Key Factors That Affect the Effective Tariff Rate
- Stated Duty Rate: The most direct factor. Higher official duties increase the effective rate.
- VAT/GST and Other Tax Rates: These often form the largest portion of the total charges and significantly boost the effective rate, especially when calculated on a base that includes the customs duty.
- Product Valuation Method: Whether the valuation is based on FOB, CIF, or another method impacts the dutiable base. Higher shipping and insurance costs increase the dutiable value.
- Inclusion of Ancillary Charges: Fees like documentation, inspection, or handling charges added to the dutiable base increase the overall tax burden.
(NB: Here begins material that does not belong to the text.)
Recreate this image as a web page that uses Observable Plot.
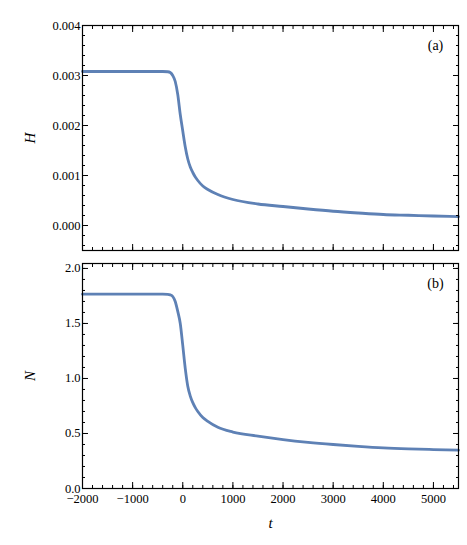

- Specific Trade Agreements & Tariffs: Free Trade Agreements (FTAs) can reduce or eliminate duties, drastically lowering the effective rate for eligible goods. Conversely, anti-dumping or safeguard duties can drastically increase it.
- Country-Specific Regulations: Different countries have varying rules on how duties and taxes are calculated, what is included in the dutiable base, and the order in which taxes are applied.
- Product Classification (HS Code): The Harmonized System code determines the specific duty rate and any applicable taxes or quotas. Incorrect classification can lead to incorrect rates.
- Origin of Goods: The country where the product was manufactured can affect duty rates due to trade agreements or preferential tariffs.